(WHAT IS EXPECTED) All the data must come back unchanged, except that pictures are left out.

(INFORMATION SUPPLIED)
■ ■ ■ ■ ■ ■ ■
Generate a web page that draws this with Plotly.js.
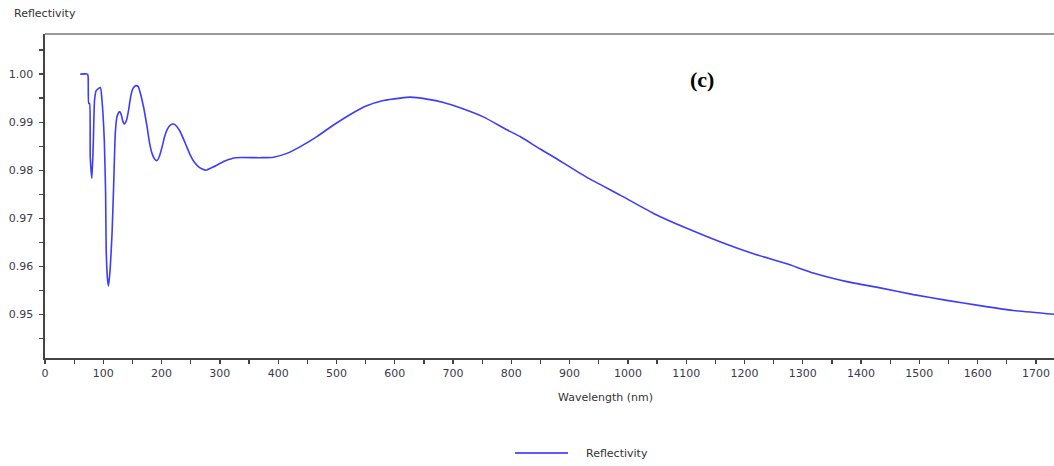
<!DOCTYPE html>
<html>
<head>
<meta charset="utf-8">
<script src="https://cdn.plot.ly/plotly-3.0.1.min.js"></script>
<style>html,body{margin:0;padding:0;background:#fff;}#chart{width:1054px;height:466px;}</style>
</head>
<body>
<div id="chart"></div>
<script>
// Wavelength (nm) and reflectivity
const wavelength = [60.5, 73, 74, 75, 76.5, 77.6, 80.5, 83, 85, 88, 95, 97.7, 101.7, 104, 105, 107.4, 109, 112, 115, 117.7, 120.6, 123.4, 125.5, 128, 131, 133, 136, 139.8, 143.4, 146, 149, 152, 156, 160, 163.6, 169, 175, 179.5, 183.6, 187.6, 192, 196, 201, 205, 209.3, 215, 220.7, 226, 232, 240.7, 249, 256, 263.6, 269, 276, 289, 300, 306.5, 315, 326.5, 369.3, 392, 415, 438, 466.5, 495, 523.7, 552, 580.8, 609.4, 626.6, 655, 683.7, 712, 752, 792.5, 815, 849.6, 872, 929.7, 986.8, 1044, 1101, 1158, 1215.4, 1272.7, 1318, 1375.6, 1432.7, 1490, 1547, 1604, 1661, 1731];
const reflectivity = [1.0000, 1.0000, 0.9995, 0.9939, 0.9939, 0.9828, 0.9783, 0.9863, 0.9946, 0.9966, 0.9972, 0.9946, 0.9863, 0.9752, 0.9633, 0.9571, 0.9559, 0.9598, 0.9668, 0.9765, 0.9877, 0.9911, 0.9918, 0.9922, 0.9915, 0.9904, 0.9896, 0.9904, 0.9925, 0.9946, 0.9964, 0.9972, 0.9976, 0.9974, 0.9960, 0.9932, 0.9891, 0.9856, 0.9835, 0.9824, 0.9820, 0.9828, 0.9849, 0.9869, 0.9884, 0.9894, 0.9896, 0.9891, 0.9880, 0.9856, 0.9832, 0.9817, 0.9807, 0.9803, 0.9800, 0.9807, 0.9814, 0.9818, 0.9822, 0.9826, 0.9826, 0.9827, 0.9835, 0.9849, 0.9870, 0.9894, 0.9916, 0.9934, 0.9945, 0.9950, 0.9952, 0.9948, 0.9941, 0.9930, 0.9911, 0.9884, 0.9870, 0.9844, 0.9828, 0.9785, 0.9748, 0.9710, 0.9679, 0.9651, 0.9626, 0.9605, 0.9586, 0.9568, 0.9555, 0.9541, 0.9529, 0.9518, 0.9508, 0.9500];
const seriesName = "Reflectivity";
const xTitle = "Wavelength (nm)";
const yTitle = "Reflectivity";
const panelLabel = "(c)";

const xRange = [0, 1731];
const yRange = [0.9409, 1.00835];
const tickFont = {family: "DejaVu Sans", size: 11, color: "#3a3a4a"};
const axisCol = "#444444";

const trace = {
  x: wavelength, y: reflectivity, name: seriesName, type: "scatter", mode: "lines",
  line: {color: "#3c3cff", width: 1.6, shape: "spline", smoothing: 0.5}, showlegend: false, hoverinfo: "x+y"
};

const layout = {
  width: 1054, height: 466,
  margin: {l: 45, r: 0, t: 34, b: 108},
  paper_bgcolor: "#ffffff", plot_bgcolor: "#ffffff",
  showlegend: false,
  xaxis: {
    range: xRange, tickmode: "linear", tick0: 0, dtick: 100,
    ticks: "outside", ticklen: 4, tickwidth: 1.3, tickcolor: axisCol,
    minor: {tickmode: "linear", tick0: 0, dtick: 50, ticks: "outside", ticklen: 4, tickwidth: 1.3, tickcolor: axisCol},
    showline: true, linecolor: axisCol, linewidth: 1.6, showgrid: false, zeroline: false,
    tickfont: tickFont, fixedrange: true
  },
  yaxis: {
    range: yRange, tickmode: "linear", tick0: 0.95, dtick: 0.01, tickformat: ".2f",
    ticks: "outside", ticklen: 4, tickwidth: 1.3, tickcolor: axisCol,
    minor: {tickmode: "linear", tick0: 0.95, dtick: 0.005, ticks: "outside", ticklen: 4, tickwidth: 1.3, tickcolor: axisCol},
    showline: true, linecolor: axisCol, linewidth: 1.6, showgrid: false, zeroline: false,
    tickfont: tickFont, ticklabelstandoff: 4, fixedrange: true
  },
  xaxis2: {
    overlaying: "x", anchor: "y", range: xRange, tickmode: "linear", tick0: 0, dtick: 100,
    ticks: "inside", ticklen: 3, tickwidth: 1.3, tickcolor: axisCol, showticklabels: false,
    minor: {tickmode: "linear", tick0: 0, dtick: 50, ticks: "inside", ticklen: 3, tickwidth: 1.3, tickcolor: axisCol},
    showline: false, showgrid: false, zeroline: false, fixedrange: true
  },
  yaxis2: {
    overlaying: "y", anchor: "x", side: "left", range: yRange, tickmode: "linear", tick0: 0.95, dtick: 0.01,
    ticks: "inside", ticklen: 3, tickwidth: 1.3, tickcolor: axisCol, showticklabels: false,
    minor: {tickmode: "linear", tick0: 0.95, dtick: 0.005, ticks: "inside", ticklen: 3, tickwidth: 1.3, tickcolor: axisCol},
    showline: false, showgrid: false, zeroline: false, fixedrange: true
  },
  shapes: [
    {type: "line", xref: "paper", yref: "paper", x0: 0, x1: 1, y0: 1, y1: 1, line: {color: "#7a7a7a", width: 1.6}},
    {type: "line", xref: "paper", yref: "paper", x0: (515 - 45) / 1009, x1: (568 - 45) / 1009, y0: (358 - 453) / 324, y1: (358 - 453) / 324, line: {color: "#5a5aff", width: 2}}
  ],
  annotations: [
    {text: yTitle, xref: "paper", yref: "paper", x: (12 - 45) / 1009, y: (358 - 14) / 324, xanchor: "left", yanchor: "middle", showarrow: false, font: {family: "DejaVu Sans", size: 11, color: "#333333"}},
    {text: xTitle, xref: "paper", yref: "paper", x: (605 - 45) / 1009, y: (358 - 397) / 324, xanchor: "center", yanchor: "middle", showarrow: false, font: {family: "DejaVu Sans", size: 11, color: "#333333"}},
    {text: seriesName, xref: "paper", yref: "paper", x: (584 - 45) / 1009, y: (358 - 453) / 324, xanchor: "left", yanchor: "middle", showarrow: false, font: {family: "DejaVu Sans", size: 11, color: "#333333"}},
    {text: panelLabel, xref: "paper", yref: "paper", x: (702 - 45) / 1009, y: (358 - 80) / 324, xanchor: "center", yanchor: "middle", showarrow: false, font: {family: "'Liberation Serif', 'Times New Roman', serif", weight: 700, size: 22, color: "#000000"}}
  ]
};

Plotly.newPlot("chart", [trace], layout, {staticPlot: true, displayModeBar: false});
</script>
</body>
</html>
■ ■ ■ ■ ■ ■ ■
(REPLY TO THE EXERCISE)
Generate a web page that draws this with Plotly.js.
<!DOCTYPE html>
<html>
<head>
<meta charset="utf-8">
<script src="https://cdn.plot.ly/plotly-3.0.1.min.js"></script>
<style>html,body{margin:0;padding:0;background:#fff;}#chart{width:1054px;height:466px;}</style>
</head>
<body>
<div id="chart"></div>
<script>
// Wavelength (nm) and reflectivity
const wavelength = [60.5, 73, 74, 75, 76.5, 77.6, 80.5, 83, 85, 88, 95, 97.7, 101.7, 104, 105, 107.4, 109, 112, 115, 117.7, 120.6, 123.4, 125.5, 128, 131, 133, 136, 139.8, 143.4, 146, 149, 152, 156, 160, 163.6, 169, 175, 179.5, 183.6, 187.6, 192, 196, 201, 205, 209.3, 215, 220.7, 226, 232, 240.7, 249, 256, 263.6, 269, 276, 289, 300, 306.5, 315, 326.5, 369.3, 392, 415, 438, 466.5, 495, 523.7, 552, 580.8, 609.4, 626.6, 655, 683.7, 712, 752, 792.5, 815, 849.6, 872, 929.7, 986.8, 1044, 1101, 1158, 1215.4, 1272.7, 1318, 1375.6, 1432.7, 1490, 1547, 1604, 1661, 1731];
const reflectivity = [1.0000, 1.0000, 0.9995, 0.9939, 0.9939, 0.9828, 0.9783, 0.9863, 0.9946, 0.9966, 0.9972, 0.9946, 0.9863, 0.9752, 0.9633, 0.9571, 0.9559, 0.9598, 0.9668, 0.9765, 0.9877, 0.9911, 0.9918, 0.9922, 0.9915, 0.9904, 0.9896, 0.9904, 0.9925, 0.9946, 0.9964, 0.9972, 0.9976, 0.9974, 0.9960, 0.9932, 0.9891, 0.9856, 0.9835, 0.9824, 0.9820, 0.9828, 0.9849, 0.9869, 0.9884, 0.9894, 0.9896, 0.9891, 0.9880, 0.9856, 0.9832, 0.9817, 0.9807, 0.9803, 0.9800, 0.9807, 0.9814, 0.9818, 0.9822, 0.9826, 0.9826, 0.9827, 0.9835, 0.9849, 0.9870, 0.9894, 0.9916, 0.9934, 0.9945, 0.9950, 0.9952, 0.9948, 0.9941, 0.9930, 0.9911, 0.9884, 0.9870, 0.9844, 0.9828, 0.9785, 0.9748, 0.9710, 0.9679, 0.9651, 0.9626, 0.9605, 0.9586, 0.9568, 0.9555, 0.9541, 0.9529, 0.9518, 0.9508, 0.9500];
const seriesName = "Reflectivity";
const xTitle = "Wavelength (nm)";
const yTitle = "Reflectivity";
const panelLabel = "(c)";

const xRange = [0, 1731];
const yRange = [0.9409, 1.00835];
const tickFont = {family: "DejaVu Sans", size: 11, color: "#3a3a4a"};
const axisCol = "#444444";

const trace = {
  x: wavelength, y: reflectivity, name: seriesName, type: "scatter", mode: "lines",
  line: {color: "#3c3cff", width: 1.6, shape: "spline", smoothing: 0.5}, showlegend: false, hoverinfo: "x+y"
};

const layout = {
  width: 1054, height: 466,
  margin: {l: 45, r: 0, t: 34, b: 108},
  paper_bgcolor: "#ffffff", plot_bgcolor: "#ffffff",
  showlegend: false,
  xaxis: {
    range: xRange, tickmode: "linear", tick0: 0, dtick: 100,
    ticks: "outside", ticklen: 4, tickwidth: 1.3, tickcolor: axisCol,
    minor: {tickmode: "linear", tick0: 0, dtick: 50, ticks: "outside", ticklen: 4, tickwidth: 1.3, tickcolor: axisCol},
    showline: true, linecolor: axisCol, linewidth: 1.6, showgrid: false, zeroline: false,
    tickfont: tickFont, fixedrange: true
  },
  yaxis: {
    range: yRange, tickmode: "linear", tick0: 0.95, dtick: 0.01, tickformat: ".2f",
    ticks: "outside", ticklen: 4, tickwidth: 1.3, tickcolor: axisCol,
    minor: {tickmode: "linear", tick0: 0.95, dtick: 0.005, ticks: "outside", ticklen: 4, tickwidth: 1.3, tickcolor: axisCol},
    showline: true, linecolor: axisCol, linewidth: 1.6, showgrid: false, zeroline: false,
    tickfont: tickFont, ticklabelstandoff: 4, fixedrange: true
  },
  xaxis2: {
    overlaying: "x", anchor: "y", range: xRange, tickmode: "linear", tick0: 0, dtick: 100,
    ticks: "inside", ticklen: 3, tickwidth: 1.3, tickcolor: axisCol, showticklabels: false,
    minor: {tickmode: "linear", tick0: 0, dtick: 50, ticks: "inside", ticklen: 3, tickwidth: 1.3, tickcolor: axisCol},
    showline: false, showgrid: false, zeroline: false, fixedrange: true
  },
  yaxis2: {
    overlaying: "y", anchor: "x", side: "left", range: yRange, tickmode: "linear", tick0: 0.95, dtick: 0.01,
    ticks: "inside", ticklen: 3, tickwidth: 1.3, tickcolor: axisCol, showticklabels: false,
    minor: {tickmode: "linear", tick0: 0.95, dtick: 0.005, ticks: "inside", ticklen: 3, tickwidth: 1.3, tickcolor: axisCol},
    showline: false, showgrid: false, zeroline: false, fixedrange: true
  },
  shapes: [
    {type: "line", xref: "paper", yref: "paper", x0: 0, x1: 1, y0: 1, y1: 1, line: {color: "#7a7a7a", width: 1.6}},
    {type: "line", xref: "paper", yref: "paper", x0: (515 - 45) / 1009, x1: (568 - 45) / 1009, y0: (358 - 453) / 324, y1: (358 - 453) / 324, line: {color: "#5a5aff", width: 2}}
  ],
  annotations: [
    {text: yTitle, xref: "paper", yref: "paper", x: (12 - 45) / 1009, y: (358 - 14) / 324, xanchor: "left", yanchor: "middle", showarrow: false, font: {family: "DejaVu Sans", size: 11, color: "#333333"}},
    {text: xTitle, xref: "paper", yref: "paper", x: (605 - 45) / 1009, y: (358 - 397) / 324, xanchor: "center", yanchor: "middle", showarrow: false, font: {family: "DejaVu Sans", size: 11, color: "#333333"}},
    {text: seriesName, xref: "paper", yref: "paper", x: (584 - 45) / 1009, y: (358 - 453) / 324, xanchor: "left", yanchor: "middle", showarrow: false, font: {family: "DejaVu Sans", size: 11, color: "#333333"}},
    {text: panelLabel, xref: "paper", yref: "paper", x: (702 - 45) / 1009, y: (358 - 80) / 324, xanchor: "center", yanchor: "middle", showarrow: false, font: {family: "'Liberation Serif', 'Times New Roman', serif", weight: 700, size: 22, color: "#000000"}}
  ]
};

Plotly.newPlot("chart", [trace], layout, {staticPlot: true, displayModeBar: false});
</script>
</body>
</html>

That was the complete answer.